= Problem description =
It is required that the lines from the top of the listing through the line with "(root) at (160,783)" be reproduced exactly, excluding pictures.
**** Dataset content
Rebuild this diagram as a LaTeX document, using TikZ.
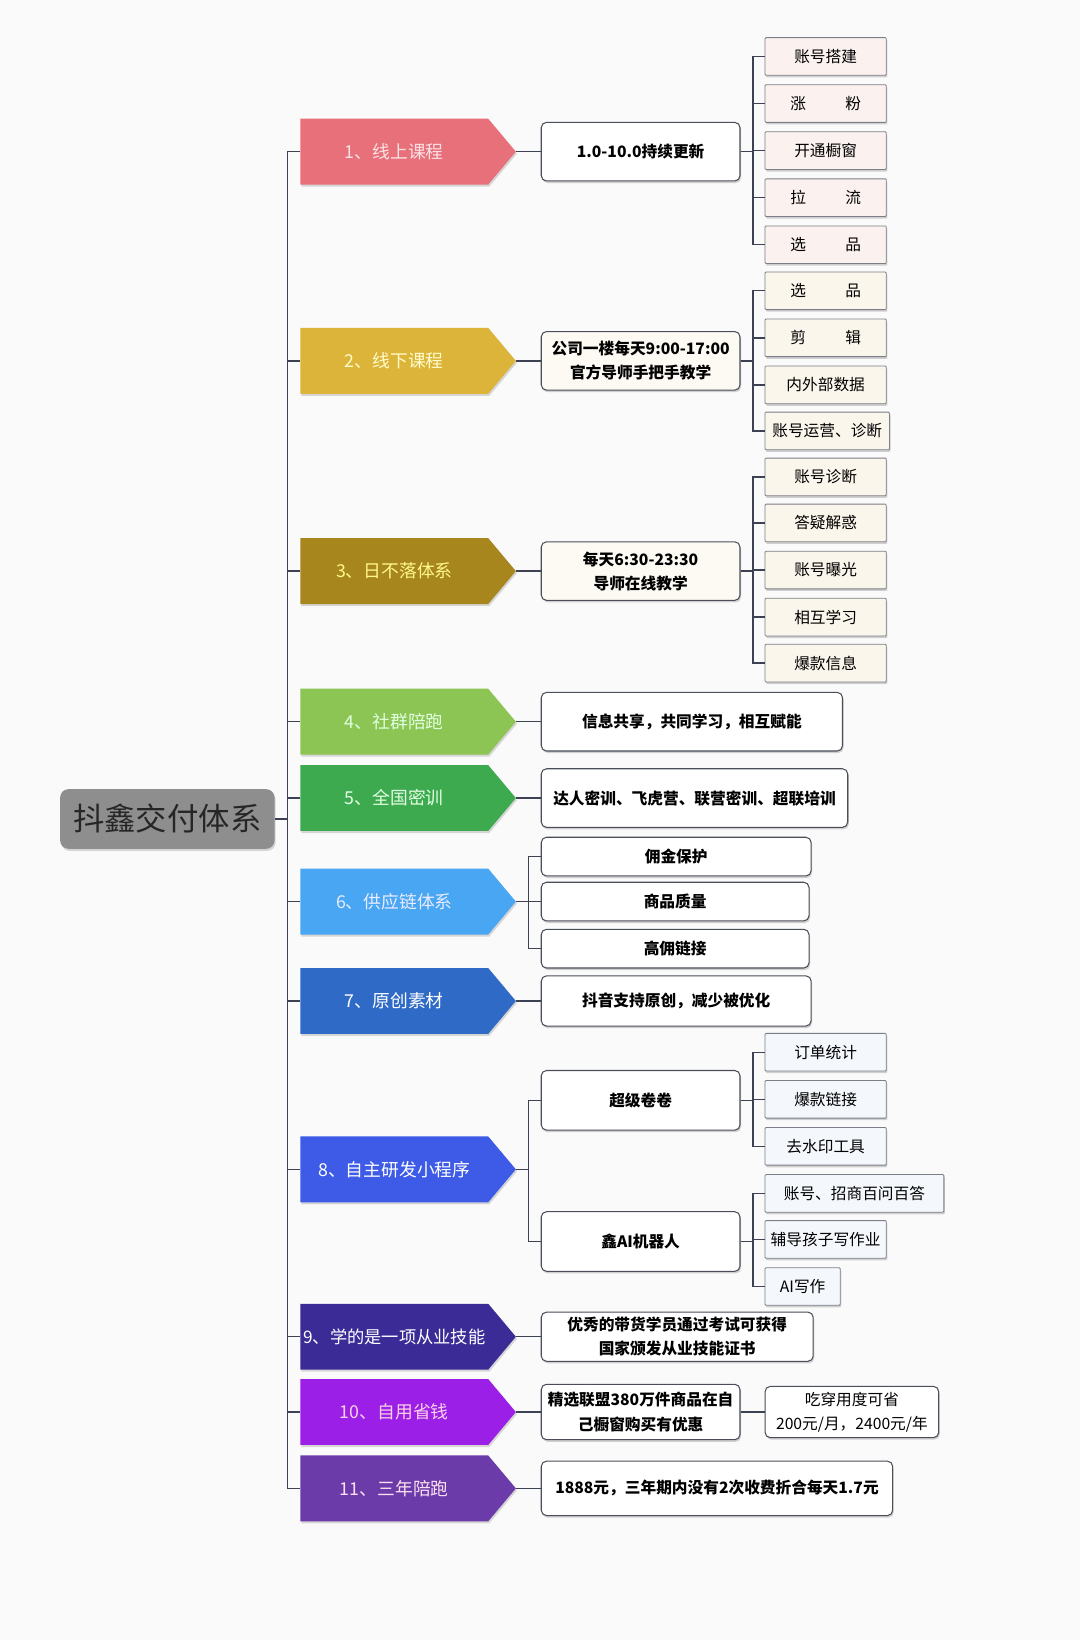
\documentclass[tikz,border=0pt]{standalone}
\usepackage{fontspec}
\setmainfont{Noto Sans CJK SC}
\usepackage{tikz}
\usepgflibrary{shapes}
\usetikzlibrary{shadows}
\usepackage{xcolor}
\definecolor{linec}{HTML}{3C4254}
\definecolor{rootgray}{HTML}{8E8E8E}
\definecolor{boxline}{HTML}{4A4E58}
\definecolor{leafline}{HTML}{7C7F88}
\definecolor{leafpink}{HTML}{FBF1EF}
\definecolor{leafcream}{HTML}{FBF6EC}
\definecolor{leafblue}{HTML}{F4F7FB}
\definecolor{catA}{HTML}{E8707A}
\definecolor{catB}{HTML}{DDB43A}
\definecolor{catC}{HTML}{A8861E}
\definecolor{catD}{HTML}{8DC554}
\definecolor{catE}{HTML}{3DAA50}
\definecolor{catF}{HTML}{48A6F2}
\definecolor{catG}{HTML}{2F6BC6}
\definecolor{catH}{HTML}{3D5BE6}
\definecolor{catI}{HTML}{3A2B96}
\definecolor{catJ}{HTML}{9B1FE6}
\definecolor{catK}{HTML}{6B3BAA}

\begin{document}
\begin{tikzpicture}[x=1pt,y=-1pt]
	 \tikzstyle{link}=[draw,line width=1.3pt,-,linec]
	 \tikzstyle{root}=[rectangle,rounded corners=8pt,fill=rootgray,minimum width=205pt,minimum height=57pt,font=\fontsize{30}{34}\selectfont,text=black!85,drop shadow={shadow xshift=1pt,shadow yshift=-2pt,opacity=.3}]
	 \tikzstyle{cat}=[signal,signal to=east,signal pointer angle=100,minimum width=206pt,minimum height=63pt,inner sep=2pt,anchor=west,font=\fontsize{17}{20}\selectfont,drop shadow={shadow xshift=1pt,shadow yshift=-2pt,opacity=.3}]
	 \tikzstyle{info}=[rectangle,rounded corners=5pt,draw=boxline,line width=1pt,fill=white,anchor=west,minimum height=56pt,inner sep=3pt,align=center,font=\fontsize{15}{23}\selectfont\bfseries,drop shadow={shadow xshift=1pt,shadow yshift=-2pt,opacity=.35}]
	 \tikzstyle{leaf}=[rectangle,rounded corners=1pt,draw=leafline,line width=0.8pt,fill=leafpink,anchor=west,minimum width=116pt,minimum height=36pt,inner sep=2pt,font=\fontsize{15}{18}\selectfont,drop shadow={shadow xshift=1pt,shadow yshift=-2pt,opacity=.35}]

	 \path[fill=white!98!black,use as bounding box] (0,0) rectangle (1033,1568);

	 \node[root] (root) at (160,783) {抖鑫交付体系};

	 \node[cat,fill=catA,text=white!80!catA] (c1) at (287,145) {1、线上课程};
	 \node[cat,fill=catB,text=white!80!yellow] (c2) at (287,345) {2、线下课程};
	 \node[cat,fill=catC,text=yellow!45!white] (c3) at (287,546) {3、日不落体系};
	 \node[cat,fill=catD,text=white!88!green] (c4) at (287,690) {4、社群陪跑};
	 \node[cat,fill=catE,text=white!90!green] (c5) at (287,763) {5、全国密训};
	 \node[cat,fill=catF,text=white!92!blue] (c6) at (287,862) {6、供应链体系};
	 \node[cat,fill=catG,text=white] (c7) at (287,957) {7、原创素材};
	 \node[cat,fill=catH,text=white] (c8) at (287,1118) {8、自主研发小程序};
	 \node[cat,fill=catI,text=white,inner xsep=0pt,font=\fontsize{16.5}{20}\selectfont] (c9) at (287,1278) {9、学的是一项从业技能};
	 \node[cat,fill=catJ,text=white!82!magenta] (c10) at (287,1350) {10、自用省钱};
	 \node[cat,fill=catK,text=white!88!magenta] (c11) at (287,1423) {11、三年陪跑};

	 \node[info,minimum width=190pt] (d1) at (517,145) {1.0-10.0持续更新};
	 \node[info,minimum width=190pt,fill=leafcream!60] (d2) at (517,345) {公司一楼每天9:00-17:00\\官方导师手把手教学};
	 \node[info,minimum width=190pt,fill=leafcream!60] (d3) at (517,546) {每天6:30-23:30\\导师在线教学};
	 \node[info,minimum width=288pt] (d4) at (517,690) {信息共享，共同学习，相互赋能};
	 \node[info,minimum width=293pt] (d5) at (517,763) {达人密训、飞虎营、联营密训、超联培训};
	 \node[info,minimum width=258pt,minimum height=37pt] (d6a) at (517,819) {佣金保护};
	 \node[info,minimum width=256pt,minimum height=37pt] (d6b) at (517,862) {商品质量};
	 \node[info,minimum width=256pt,minimum height=37pt] (d6c) at (517,907) {高佣链接};
	 \node[info,minimum width=258pt,minimum height=48pt] (d7) at (517,957) {抖音支持原创，减少被优化};
	 \node[info,minimum width=190pt,minimum height=57pt] (d8a) at (517,1052) {超级卷卷};
	 \node[info,minimum width=190pt,minimum height=57pt] (d8b) at (517,1187) {鑫AI机器人};
	 \node[info,minimum width=260pt,minimum height=47pt] (d9) at (517,1278) {优秀的带货学员通过考试可获得\\国家颁发从业技能证书};
	 \node[info,minimum width=190pt,minimum height=53pt,inner sep=1pt] (d10) at (517,1350) {精选联盟380万件商品在自\\己橱窗购买有优惠};
	 \node[info,minimum width=166pt,minimum height=49pt,font=\fontsize{15}{23}\selectfont] (e10) at (731,1350) {吃穿用度可省\\200元/月，2400元/年};
	 \node[info,minimum width=336pt,minimum height=52pt] (d11) at (517,1423) {1888元，三年期内没有2次收费折合每天1.7元};

	 \node[leaf] (l1a) at (731,54) {账号搭建};
	 \node[leaf] (l1b) at (731,99) {涨\hspace{2.5em}粉};
	 \node[leaf] (l1c) at (731,144) {开通橱窗};
	 \node[leaf] (l1d) at (731,189) {拉\hspace{2.5em}流};
	 \node[leaf] (l1e) at (731,234) {选\hspace{2.5em}品};

	 \node[leaf,fill=leafcream] (l2a) at (731,278) {选\hspace{2.5em}品};
	 \node[leaf,fill=leafcream] (l2b) at (731,323) {剪\hspace{2.5em}辑};
	 \node[leaf,fill=leafcream] (l2c) at (731,368) {内外部数据};
	 \node[leaf,fill=leafcream,minimum width=119pt] (l2d) at (731,412) {账号运营、诊断};

	 \node[leaf,fill=leafcream] (l3a) at (731,456) {账号诊断};
	 \node[leaf,fill=leafcream] (l3b) at (731,500) {答疑解惑};
	 \node[leaf,fill=leafcream] (l3c) at (731,545) {账号曝光};
	 \node[leaf,fill=leafcream] (l3d) at (731,590) {相互学习};
	 \node[leaf,fill=leafcream] (l3e) at (731,634) {爆款信息};

	 \node[leaf,fill=leafblue] (l8a) at (731,1006) {订单统计};
	 \node[leaf,fill=leafblue] (l8b) at (731,1051) {爆款链接};
	 \node[leaf,fill=leafblue] (l8c) at (731,1096) {去水印工具};
	 \node[leaf,fill=leafblue,minimum width=171pt] (l8d) at (731,1141) {账号、招商百问百答};
	 \node[leaf,fill=leafblue] (l8e) at (731,1185) {辅导孩子写作业};
	 \node[leaf,fill=leafblue,minimum width=72pt] (l8f) at (731,1230) {AI写作};

	 \draw[link] (c1.west) -- ++(-12,0) |- (root.east);
	 \draw[link] (c2.west) -- ++(-12,0) |- (root.east);
	 \draw[link] (c3.west) -- ++(-12,0) |- (root.east);
	 \draw[link] (c4.west) -- ++(-12,0) |- (root.east);
	 \draw[link] (c5.west) -- ++(-12,0) |- (root.east);
	 \draw[link] (c6.west) -- ++(-12,0) |- (root.east);
	 \draw[link] (c7.west) -- ++(-12,0) |- (root.east);
	 \draw[link] (c8.west) -- ++(-12,0) |- (root.east);
	 \draw[link] (c9.west) -- ++(-12,0) |- (root.east);
	 \draw[link] (c10.west) -- ++(-12,0) |- (root.east);
	 \draw[link] (c11.west) -- ++(-12,0) |- (root.east);

	 \draw[link] (c1.east) -- (d1.west);
	 \draw[link] (c2.east) -- (d2.west);
	 \draw[link] (c3.east) -- (d3.west);
	 \draw[link] (c4.east) -- (d4.west);
	 \draw[link] (c5.east) -- (d5.west);
	 \draw[link] (c6.east) -- ++(12,0) |- (d6a.west);
	 \draw[link] (c6.east) -- ++(12,0) |- (d6b.west);
	 \draw[link] (c6.east) -- ++(12,0) |- (d6c.west);
	 \draw[link] (c7.east) -- (d7.west);
	 \draw[link] (c8.east) -- ++(12,0) |- (d8a.west);
	 \draw[link] (c8.east) -- ++(12,0) |- (d8b.west);
	 \draw[link] (c9.east) -- (d9.west);
	 \draw[link] (c10.east) -- (d10.west);
	 \draw[link] (d10.east) -- (e10.west);
	 \draw[link] (c11.east) -- (d11.west);

	 \draw[link] (d1.east) -- ++(12,0) |- (l1a.west);
	 \draw[link] (d1.east) -- ++(12,0) |- (l1b.west);
	 \draw[link] (d1.east) -- ++(12,0) |- (l1c.west);
	 \draw[link] (d1.east) -- ++(12,0) |- (l1d.west);
	 \draw[link] (d1.east) -- ++(12,0) |- (l1e.west);
	 \draw[link] (d2.east) -- ++(12,0) |- (l2a.west);
	 \draw[link] (d2.east) -- ++(12,0) |- (l2b.west);
	 \draw[link] (d2.east) -- ++(12,0) |- (l2c.west);
	 \draw[link] (d2.east) -- ++(12,0) |- (l2d.west);
	 \draw[link] (d3.east) -- ++(12,0) |- (l3a.west);
	 \draw[link] (d3.east) -- ++(12,0) |- (l3b.west);
	 \draw[link] (d3.east) -- ++(12,0) |- (l3c.west);
	 \draw[link] (d3.east) -- ++(12,0) |- (l3d.west);
	 \draw[link] (d3.east) -- ++(12,0) |- (l3e.west);
	 \draw[link] (d8a.east) -- ++(12,0) |- (l8a.west);
	 \draw[link] (d8a.east) -- ++(12,0) |- (l8b.west);
	 \draw[link] (d8a.east) -- ++(12,0) |- (l8c.west);
	 \draw[link] (d8b.east) -- ++(12,0) |- (l8d.west);
	 \draw[link] (d8b.east) -- ++(12,0) |- (l8e.west);
	 \draw[link] (d8b.east) -- ++(12,0) |- (l8f.west);
 \end{tikzpicture}
\end{document}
********
= Output of the exercise =
Rebuild this diagram as a LaTeX document, using TikZ.
\documentclass[tikz,border=0pt]{standalone}
\usepackage{fontspec}
\setmainfont{Noto Sans CJK SC}
\usepackage{tikz}
\usepgflibrary{shapes}
\usetikzlibrary{shadows}
\usepackage{xcolor}
\definecolor{linec}{HTML}{3C4254}
\definecolor{rootgray}{HTML}{8E8E8E}
\definecolor{boxline}{HTML}{4A4E58}
\definecolor{leafline}{HTML}{7C7F88}
\definecolor{leafpink}{HTML}{FBF1EF}
\definecolor{leafcream}{HTML}{FBF6EC}
\definecolor{leafblue}{HTML}{F4F7FB}
\definecolor{catA}{HTML}{E8707A}
\definecolor{catB}{HTML}{DDB43A}
\definecolor{catC}{HTML}{A8861E}
\definecolor{catD}{HTML}{8DC554}
\definecolor{catE}{HTML}{3DAA50}
\definecolor{catF}{HTML}{48A6F2}
\definecolor{catG}{HTML}{2F6BC6}
\definecolor{catH}{HTML}{3D5BE6}
\definecolor{catI}{HTML}{3A2B96}
\definecolor{catJ}{HTML}{9B1FE6}
\definecolor{catK}{HTML}{6B3BAA}

\begin{document}
\begin{tikzpicture}[x=1pt,y=-1pt]
	 \tikzstyle{link}=[draw,line width=1.3pt,-,linec]
	 \tikzstyle{root}=[rectangle,rounded corners=8pt,fill=rootgray,minimum width=205pt,minimum height=57pt,font=\fontsize{30}{34}\selectfont,text=black!85,drop shadow={shadow xshift=1pt,shadow yshift=-2pt,opacity=.3}]
	 \tikzstyle{cat}=[signal,signal to=east,signal pointer angle=100,minimum width=206pt,minimum height=63pt,inner sep=2pt,anchor=west,font=\fontsize{17}{20}\selectfont,drop shadow={shadow xshift=1pt,shadow yshift=-2pt,opacity=.3}]
	 \tikzstyle{info}=[rectangle,rounded corners=5pt,draw=boxline,line width=1pt,fill=white,anchor=west,minimum height=56pt,inner sep=3pt,align=center,font=\fontsize{15}{23}\selectfont\bfseries,drop shadow={shadow xshift=1pt,shadow yshift=-2pt,opacity=.35}]
	 \tikzstyle{leaf}=[rectangle,rounded corners=1pt,draw=leafline,line width=0.8pt,fill=leafpink,anchor=west,minimum width=116pt,minimum height=36pt,inner sep=2pt,font=\fontsize{15}{18}\selectfont,drop shadow={shadow xshift=1pt,shadow yshift=-2pt,opacity=.35}]

	 \path[fill=white!98!black,use as bounding box] (0,0) rectangle (1033,1568);

	 \node[root] (root) at (160,783) {抖鑫交付体系};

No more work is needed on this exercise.